A propos d’un livre provocateur
Dans un livre publié récemment le Pr Even, poursuivant sa chasse aux médicaments supposés inutiles ou dangereux, affirme haut et fort, contre l’avis de tous les experts, qu’un excès modéré de cholestérol est sans danger et que les statines, médicaments les plus actifs pour diminuer le taux de cholestérol dans le sang, très largement prescrites et onéreuses, ne servent à rien.
Il est nécessaire face à une controverse dont les enjeux sont très importants aussi bien dans le domaine de la santé que de son coût, d’en rester aux données fondamentales actuellement démontrées par de multiples études.
Il existe une maladie métabolique héréditaire, l’hypercholestérolémie familiale xanthomateuse, exceptionnelle dans sa forme dite homozygote et ne représentant en France qu’un cas sur 500 naissances dans sa forme hétérozygote moins sévère, qui entraîne des accidents cardio-vasculaires précoces démontrant un lien évident de cause à effet entre un excès de cholestérol et des lésions athéromateuses. Toutes les études épidémiologiques, suivant des cohortes importantes sur des dizaines d’années, montrent un lien fort, au moinsstatistique, entre le taux de cholestérol sanguin et la survenue d’accidents cardio-vasculaires. Une centaine d’études prospectives et randomisées, dont la qualité a été contrôlée par les experts de la haute autorité de santé (HAS), ont démontré l’efficacité des statines sur les récidives et la mortalité après un infarctus du myocarde.
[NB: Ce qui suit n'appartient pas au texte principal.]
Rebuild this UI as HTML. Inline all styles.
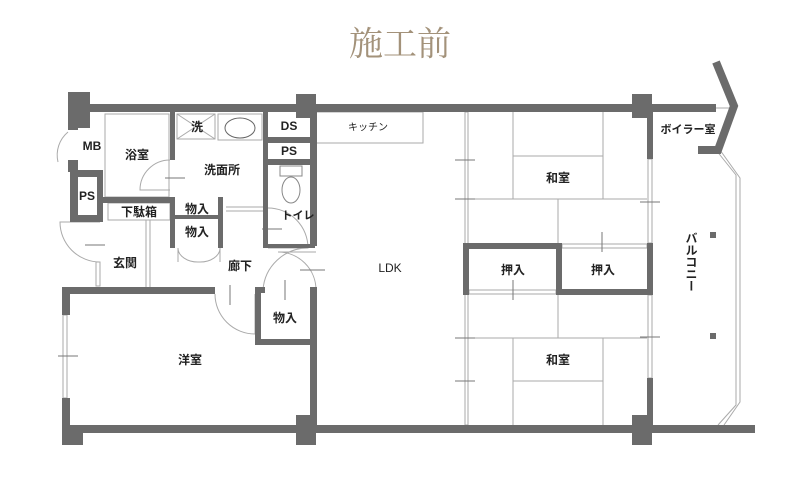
<!DOCTYPE html>
<html><head><meta charset="utf-8"><style>
html,body{margin:0;padding:0;background:#fff;}
svg{display:block;}
text{font-family:"Liberation Sans","Noto Sans CJK JP",sans-serif;font-size:12px;fill:#222;font-weight:bold;text-anchor:middle;dominant-baseline:central;}
</style></head><body>
<svg width="800" height="480" viewBox="0 0 800 480">
<text x="400" y="45" style="font-family:'Liberation Serif','Noto Serif CJK SC',serif;font-size:34px;fill:#a3927a;font-weight:normal">施工前</text>
<g fill="none" stroke="#aaa" stroke-width="1">
<!-- thin lines -->
<rect x="105" y="114" width="64" height="83"/>
<rect x="177" y="114" width="38" height="25"/>
<line x1="177" y1="114" x2="215" y2="139"/><line x1="215" y1="114" x2="177" y2="139"/>
<rect x="218" y="114" width="44" height="26"/>
<ellipse cx="240" cy="128" rx="15" ry="10" stroke="#666"/>
<rect x="316" y="112" width="107" height="31"/>
<rect x="108" y="203" width="62" height="17"/>
<line x1="146" y1="220" x2="146" y2="287"/><line x1="150" y1="220" x2="150" y2="287"/>
<rect x="465" y="112" width="3" height="313"/>
<rect x="648" y="159" width="4" height="84"/>
<rect x="648" y="295" width="4" height="83"/>
<line x1="513" y1="112" x2="513" y2="199"/><line x1="603" y1="112" x2="603" y2="199"/>
<line x1="513" y1="156" x2="603" y2="156"/>
<line x1="468" y1="199" x2="647" y2="199"/><line x1="558" y1="199" x2="558" y2="243"/>
<line x1="468" y1="338" x2="647" y2="338"/><line x1="558" y1="295" x2="558" y2="338"/>
<line x1="513" y1="338" x2="513" y2="425"/><line x1="603" y1="338" x2="603" y2="425"/>
<line x1="513" y1="381" x2="603" y2="381"/>
<rect x="469" y="290" width="87" height="4"/>
<rect x="562" y="244" width="85" height="4"/>
<rect x="63" y="315" width="4" height="83"/>
<rect x="96" y="262" width="4" height="24"/>
<polyline points="716,150 736,175 736,405 718,425"/>
<polyline points="720,150 740,178 740,402 724,425"/>
<line x1="652" y1="108" x2="732" y2="108"/>
<!-- door arcs -->
<path d="M170 160 A30 30 0 0 0 140 190 L170 190"/>
<path d="M58 162 A30 30 0 0 1 68 132"/>
<path d="M100 262 A40 40 0 0 1 60 222 L100 222"/>
<path d="M268 208 A40 40 0 0 1 308 248 L268 248"/>
<path d="M215 294 A40 40 0 0 0 255 334 L255 294"/>
<path d="M316 290 A38 38 0 0 0 278 252 L316 252"/>
<path d="M263 290 A45 45 0 0 1 308 248"/>
<path d="M178 248 L178 262 M220 248 L220 262 M178 248 A20 14 0 0 0 199 262 A20 14 0 0 0 220 248"/>
<line x1="226" y1="207" x2="263" y2="207"/><line x1="226" y1="211" x2="263" y2="211"/>
<!-- toilet -->
<rect x="280" y="166" width="22" height="10" stroke="#888"/>
<ellipse cx="291" cy="190" rx="9" ry="13" stroke="#888"/>
<!-- small marks -->
<path d="M455 160h20M455 199h20M455 338h20M455 381h20M640 202h20M640 337h20M602 232v20M513 280v20M230 285v20M285 280v20M300 270h25M165 178h20M85 245h20M240 315v0M58 356h20M262 229h20M190 205h0" stroke="#777"/>
</g>
<g fill="#6b6b6b">
<rect x="68" y="104" width="648" height="8"/>
<rect x="68" y="92" width="22" height="36"/>
<rect x="296" y="94" width="20" height="24"/>
<rect x="632" y="94" width="20" height="24"/>
<rect x="647" y="104" width="6" height="55"/>
<rect x="647" y="378" width="6" height="50"/>
<rect x="62" y="425" width="693" height="8"/>
<rect x="62" y="425" width="21" height="20"/>
<rect x="296" y="415" width="20" height="30"/>
<rect x="632" y="415" width="20" height="30"/>
<!-- oshiire -->
<rect x="463" y="243" width="6" height="52"/>
<rect x="463" y="243" width="99" height="6"/>
<rect x="556" y="243" width="6" height="52"/>
<rect x="556" y="289" width="97" height="6"/>
<rect x="647" y="243" width="6" height="52"/>
<!-- left module -->
<rect x="68" y="112" width="10" height="18"/>
<rect x="68" y="160" width="10" height="12"/>
<path d="M70 170 H103 V222 H70 Z M78 177 V215 H97 V177 Z" fill-rule="evenodd"/>
<rect x="170" y="112" width="5" height="48"/>
<rect x="103" y="197" width="72" height="6"/>
<rect x="170" y="197" width="5" height="51"/>
<rect x="218" y="197" width="5" height="51"/>
<rect x="175" y="215" width="45" height="4"/>
<rect x="263" y="112" width="5" height="136"/>
<rect x="268" y="137" width="42" height="6"/>
<rect x="268" y="159" width="42" height="6"/>
<rect x="263" y="244" width="52" height="4"/>
<rect x="310" y="112" width="7" height="134"/>
<rect x="310" y="287" width="7" height="140"/>
<rect x="62" y="287" width="153" height="7"/>
<rect x="62" y="287" width="8" height="28"/>
<rect x="62" y="398" width="8" height="30"/>
<rect x="255" y="287" width="10" height="6"/>
<rect x="255" y="287" width="6" height="58"/>
<rect x="255" y="339" width="60" height="6"/>
<rect x="710" y="232" width="6" height="6"/>
<rect x="710" y="333" width="6" height="6"/>
</g>
<polyline points="716,62 734,106 718,150 698,150" fill="none" stroke="#6b6b6b" stroke-width="8"/>
<text x="92" y="146">MB</text>
<text x="137" y="155">浴室</text>
<text x="197" y="127">洗</text>
<text x="289" y="126">DS</text>
<text x="289" y="151">PS</text>
<text x="222" y="170">洗面所</text>
<text x="87" y="196">PS</text>
<text x="139" y="212">下駄箱</text>
<text x="197" y="209">物入</text>
<text x="197" y="232">物入</text>
<text x="298" y="216" style="font-size:11px">トイレ</text>
<text x="125" y="263">玄関</text>
<text x="240" y="266">廊下</text>
<text x="390" y="268" style="font-weight:normal">LDK</text>
<text x="285" y="318">物入</text>
<text x="190" y="360">洋室</text>
<text x="368" y="128" style="font-size:10px;font-weight:normal">キッチン</text>
<text x="558" y="178">和室</text>
<text x="513" y="270">押入</text>
<text x="603" y="270">押入</text>
<text x="558" y="360">和室</text>
<text x="688" y="130" style="font-size:11px">ボイラー室</text>
<text x="691" y="262" style="writing-mode:tb;font-size:12px">バルコニー</text>
</svg>
</body></html>
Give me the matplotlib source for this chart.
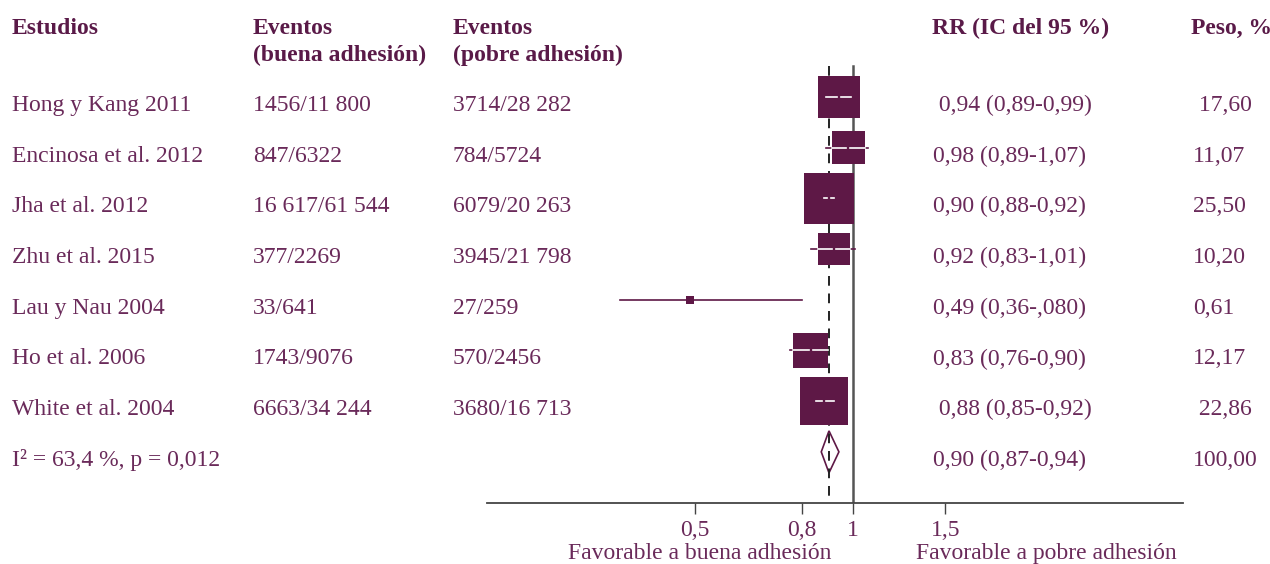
import numpy as np
import matplotlib.pyplot as plt
from matplotlib.transforms import blended_transform_factory

plt.rcParams['font.family'] = ['Liberation Serif', 'DejaVu Serif']

studies = ['Hong y Kang 2011', 'Encinosa et al. 2012', 'Jha et al. 2012', 'Zhu et al. 2015',
           'Lau y Nau 2004', 'Ho et al. 2006', 'White et al. 2004']
events_good = ['1456/11 800', '847/6322', '16 617/61 544', '377/2269', '33/641', '1743/9076', '6663/34 244']
events_poor = ['3714/28 282', '784/5724', '6079/20 263', '3945/21 798', '27/259', '570/2456', '3680/16 713']
rr = [0.94, 0.98, 0.90, 0.92, 0.49, 0.83, 0.88]
ci_low = [0.89, 0.89, 0.88, 0.83, 0.36, 0.76, 0.85]
ci_high = [0.99, 1.07, 0.92, 1.01, 0.80, 0.90, 0.92]
rr_labels = [' 0,94 (0,89-0,99)', '0,98 (0,89-1,07)', '0,90 (0,88-0,92)', '0,92 (0,83-1,01)',
             '0,49 (0,36-,080)', '0,83 (0,76-0,90)', ' 0,88 (0,85-0,92)']
weights = [17.60, 11.07, 25.50, 10.20, 0.61, 12.17, 22.86]
weight_labels = [' 17,60', '11,07', '25,50', '10,20', '0,61', '12,17', ' 22,86']

pooled_rr, pooled_low, pooled_high = 0.90, 0.87, 0.94
pooled_label = '0,90 (0,87-0,94)'
pooled_weight = '100,00'
heterogeneity = 'I² = 63,4 %, p = 0,012'

ticks = [0.5, 0.8, 1, 1.5]
tick_labels = ['0,5', '0,8', '1', '1,5']

W, H = 1270, 564
text_color = '#6A2A5A'
head_color = '#5A1A48'
box_color = '#5E1846'
fs = 17

fig = plt.figure(figsize=(W / 100, H / 100), dpi=100)
ax = fig.add_axes([487 / W, 1 - 503 / H, (1183 - 487) / W, 503 / H])
ax.set_xscale('log')
xmin, xmax = 0.2009, 4.25
ax.set_xlim(xmin, xmax)
ax.set_ylim(7.89, -2.03)

n = len(studies)
rows = np.arange(n)
pooled_row = n

# white line inside each square: need size of square in log units
px_per_ln = (1183 - 487) / np.log(xmax / xmin)
px_per_row = 503 / (7.89 + 2.03)
sizes = [52 * w for w in weights]

# markers sit a little above the text centre line
lift = 6 / px_per_row
mark_y = rows - lift

for i in range(n):
    ax.plot([ci_low[i], ci_high[i]], [mark_y[i], mark_y[i]], color=box_color, lw=1.2, zorder=2)
ax.scatter(rr, mark_y, s=sizes, marker='s', color=box_color, linewidths=0, zorder=4)

gap = 2.0 / px_per_ln
for i in range(n):
    half_px = np.sqrt(sizes[i]) * 100 / 72 / 2
    if half_px < 8:
        continue
    half = half_px / px_per_ln
    lo = max(ci_low[i], rr[i] * np.exp(-half))
    hi = min(ci_high[i], rr[i] * np.exp(half))
    left_end = rr[i] * np.exp(-gap)
    right_start = rr[i] * np.exp(gap)
    if lo < left_end:
        ax.plot([lo, left_end], [mark_y[i], mark_y[i]], color='white', lw=1.2, zorder=5)
    if right_start < hi:
        ax.plot([right_start, hi], [mark_y[i], mark_y[i]], color='white', lw=1.2, zorder=5)

# pooled diamond
dh = 21 / px_per_row
py = pooled_row - lift
ax.fill([pooled_low, pooled_rr, pooled_high, pooled_rr],
        [py, py - dh, py, py + dh],
        facecolor='white', edgecolor=box_color, lw=1.2, zorder=2.5)

# reference lines (boxes cover them, the diamond does not)
top = (66 - 103) / px_per_row
ax.plot([1, 1], [top, 7.89], color='#555555', lw=1.8, zorder=1)
ax.plot([pooled_rr, pooled_rr], [top, 7.89], color='#222222', lw=1.4,
        linestyle=(0, (5, 4)), zorder=3)

for side in ['top', 'left', 'right']:
    ax.spines[side].set_visible(False)
ax.spines['bottom'].set_color('#444444')
ax.spines['bottom'].set_linewidth(1.3)
ax.set_yticks([])
ax.set_xticks(ticks)
ax.set_xticklabels(tick_labels)
ax.xaxis.set_minor_locator(plt.NullLocator())
ax.tick_params(axis='x', direction='out', length=8, width=1, color='#444444',
               labelsize=fs, labelcolor=text_color, pad=4)
ax.patch.set_alpha(0)

# table columns
tr = blended_transform_factory(fig.transFigure, ax.transData)
row_y = lambda py: (py - 103) / px_per_row

headers = [(12, ['Estudios']),
           (253, ['Eventos', '(buena adhesión)']),
           (453, ['Eventos', '(pobre adhesión)']),
           (932, ['RR (IC del 95 %)']),
           (1191, ['Peso, %'])]
for px, lines in headers:
    for k, line in enumerate(lines):
        ax.text(px / W, row_y(26 + 27 * k), line, transform=tr, fontsize=fs,
                fontweight='bold', color=head_color, va='center_baseline', ha='left')

for i in range(n):
    for px, label in [(12, studies[i]), (253, events_good[i]), (453, events_poor[i]),
                      (933, rr_labels[i]), (1193, weight_labels[i])]:
        ax.text(px / W, rows[i], label, transform=tr, fontsize=fs, color=text_color,
                va='center_baseline', ha='left')

ax.text(12 / W, pooled_row, heterogeneity, transform=tr, fontsize=fs, color=text_color,
        va='center_baseline', ha='left')
ax.text(933 / W, pooled_row, pooled_label, transform=tr, fontsize=fs, color=text_color,
        va='center_baseline', ha='left')
ax.text(1193 / W, pooled_row, pooled_weight, transform=tr, fontsize=fs, color=text_color,
        va='center_baseline', ha='left')

fig.text(700 / W, 1 - 551 / H, 'Favorable a buena adhesión', fontsize=fs, color=text_color,
         ha='center', va='center_baseline')
fig.text(1046 / W, 1 - 551 / H, 'Favorable a pobre adhesión', fontsize=fs, color=text_color,
         ha='center', va='center_baseline')

plt.savefig('out.png', dpi=100)
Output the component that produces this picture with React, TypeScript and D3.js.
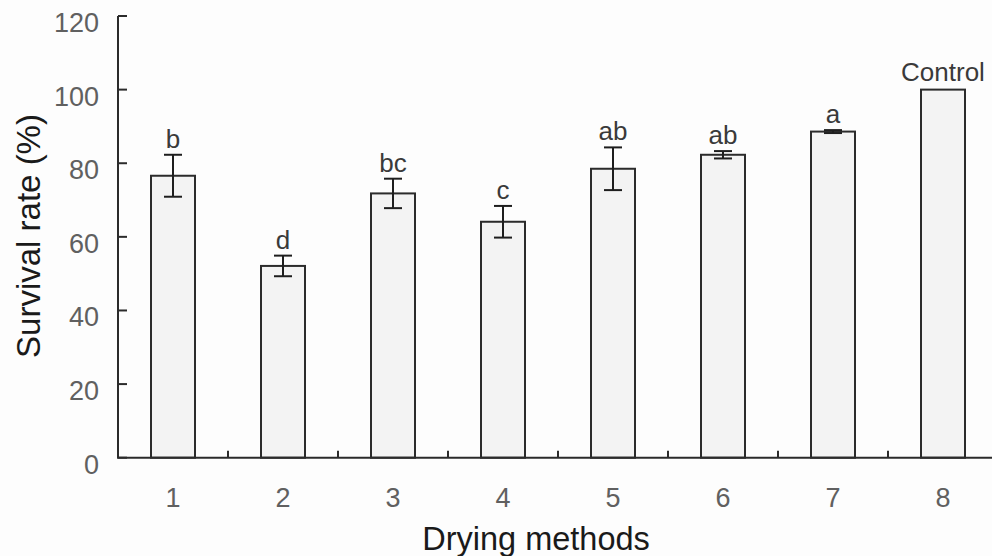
import React, { useEffect, useRef } from 'react';
import * as d3 from 'd3';

// values
const methods = ['1', '2', '3', '4', '5', '6', '7', '8'];
const survival = [76.6, 52.1, 71.8, 64.1, 78.5, 82.3, 88.6, 100];
const errors = [5.7, 2.8, 4.0, 4.3, 5.8, 1.0, 0.4, 0];
const letters = ['b', 'd', 'bc', 'c', 'ab', 'ab', 'a', 'Control'];
const yTicks = [0, 20, 40, 60, 80, 100, 120];

const W = 992;
const H = 556;

function SurvivalChart() {
  const svgRef = useRef<SVGSVGElement>(null);

  useEffect(() => {
    const svg = d3.select(svgRef.current);
    svg.selectAll('*').remove();

    const x = d3.scaleBand().domain(methods).range([118, 998]).paddingInner(0.6).paddingOuter(0.3);
    const y = d3.scaleLinear().domain([0, 120]).range([457.7, 16]);
    const font = 'Arial, "Liberation Sans", sans-serif';

    svg.append('rect').attr('width', W).attr('height', H).attr('fill', '#fdfdfd');

    // bars
    svg
      .selectAll('.bar')
      .data(survival)
      .enter()
      .append('rect')
      .attr('class', 'bar')
      .attr('x', (d, i) => x(methods[i]))
      .attr('y', (d) => y(d))
      .attr('width', x.bandwidth())
      .attr('height', (d) => y(0) - y(d))
      .attr('fill', '#f3f3f3')
      .attr('stroke', '#2b2b2b')
      .attr('stroke-width', 2);

    // error bars
    const eb = svg
      .selectAll('.err')
      .data(survival.map((v, i) => ({ v, e: errors[i], m: methods[i] })).filter((d) => d.e > 0))
      .enter()
      .append('g')
      .attr('class', 'err')
      .attr('stroke', '#1e1e1e')
      .attr('stroke-width', 2);
    const cx = (m: string) => (x(m) as number) + x.bandwidth() / 2;
    eb.append('line')
      .attr('x1', (d) => cx(d.m))
      .attr('x2', (d) => cx(d.m))
      .attr('y1', (d) => y(d.v + d.e))
      .attr('y2', (d) => y(d.v - d.e));
    eb.append('line')
      .attr('x1', (d) => cx(d.m) - 9)
      .attr('x2', (d) => cx(d.m) + 9)
      .attr('y1', (d) => y(d.v + d.e))
      .attr('y2', (d) => y(d.v + d.e));
    eb.append('line')
      .attr('x1', (d) => cx(d.m) - 9)
      .attr('x2', (d) => cx(d.m) + 9)
      .attr('y1', (d) => y(d.v - d.e))
      .attr('y2', (d) => y(d.v - d.e));

    // significance letters
    svg
      .selectAll('.lbl')
      .data(letters)
      .enter()
      .append('text')
      .attr('class', 'lbl')
      .attr('x', (d, i) => cx(methods[i]))
      .attr('y', (d, i) => y(survival[i] + errors[i]) - (i === 7 ? 9 : 7))
      .attr('text-anchor', 'middle')
      .attr('font-family', font)
      .attr('font-size', '26px')
      .attr('fill', '#3a3a3a')
      .text((d) => d);

    // axes
    svg
      .append('line')
      .attr('x1', 118)
      .attr('x2', 118)
      .attr('y1', y(120))
      .attr('y2', y(0))
      .attr('stroke', '#2b2b2b')
      .attr('stroke-width', 2);
    svg
      .append('line')
      .attr('x1', 117)
      .attr('x2', W)
      .attr('y1', y(0))
      .attr('y2', y(0))
      .attr('stroke', '#2b2b2b')
      .attr('stroke-width', 2);

    svg
      .selectAll('.ytick')
      .data(yTicks)
      .enter()
      .append('line')
      .attr('x1', 118)
      .attr('x2', 127)
      .attr('y1', (d) => y(d))
      .attr('y2', (d) => y(d))
      .attr('stroke', '#2b2b2b')
      .attr('stroke-width', 2);
    svg
      .selectAll('.ylab')
      .data(yTicks)
      .enter()
      .append('text')
      .attr('x', 99)
      .attr('y', (d) => y(d) + 16)
      .attr('text-anchor', 'end')
      .attr('font-family', font)
      .attr('font-size', '27px')
      .attr('fill', '#606060')
      .text((d) => d);

    // category boundary ticks
    svg
      .selectAll('.xtick')
      .data(methods.slice(1))
      .enter()
      .append('line')
      .attr('x1', (d) => (x(d) as number) - x.step() * 0.3)
      .attr('x2', (d) => (x(d) as number) - x.step() * 0.3)
      .attr('y1', y(0))
      .attr('y2', y(0) - 7)
      .attr('stroke', '#2b2b2b')
      .attr('stroke-width', 2);
    svg
      .selectAll('.xlab')
      .data(methods)
      .enter()
      .append('text')
      .attr('x', (d) => cx(d))
      .attr('y', 507)
      .attr('text-anchor', 'middle')
      .attr('font-family', font)
      .attr('font-size', '27px')
      .attr('fill', '#606060')
      .text((d) => d);

    svg
      .append('text')
      .attr('x', 536)
      .attr('y', 550)
      .attr('text-anchor', 'middle')
      .attr('font-family', font)
      .attr('font-size', '32.5px')
      .attr('fill', '#1a1a1a')
      .text('Drying methods');
    svg
      .append('text')
      .attr('transform', 'translate(40,236) rotate(-90)')
      .attr('text-anchor', 'middle')
      .attr('font-family', font)
      .attr('font-size', '33px')
      .attr('fill', '#1a1a1a')
      .text('Survival rate (%)');
  }, []);

  return <svg ref={svgRef} width={W} height={H} style={{ position: 'absolute', left: 0, top: 0 }}></svg>;
}

export default function App() {
  return <SurvivalChart />;
}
Les statines, comme tous les médicaments réellement efficaces, peuvent entraîner des effets secondaires, exceptionnellement graves mais parfois invalidants, surtout musculaires.
Enfin, en France, la prescription au long cours de statines est sans doute excessive, en particulier en prévention primaire où les mesures hygiéno-diététiques doivent rester prioritaires. En définitive, que retenir en pratique ?
En prévention secondaire, après un accident cardiovasculaire (en particulier un infarctus du myocarde) une statine à dose adaptée doit faire partie du traitement avec un objectif d’abaissement du LDL cholestérol (mauvais cholestérol) autour de 1g/l.
En prévention primaire, une hypercholestérolémie modérée ou moyenne, en l’absence d’autres facteurs de risque cardio-vasculaire, doit relever en priorité de conseils diététiques, de la pratique régulière d’une activité physique et au besoin d’un sevrage tabagique. Il faut refuser, au moins en début de prise en charge, le médicament « alibi » qui dispenserait des mesures hygiéno-diététiques, toujours indispensables.
En revanche, toujours en prévention primaire, quand l’excès de cholestérol s’associe à d’autres facteurs de risque, en particulier diabète ou hypertension, une prescription au long cours de statine peut être indiquée, au cas par cas. En effet, le bénéfice que l’on peut en attendre est directement fonction du risque que l’on a d’avoir un accident cardio-vasculaire.
Pour conclure, ce livre ne doit pas inquiéter inutilement le public et il convient de suivre le message de l’HAS : ne pas arrêter un traitement par statine sans en parler à votre médecin.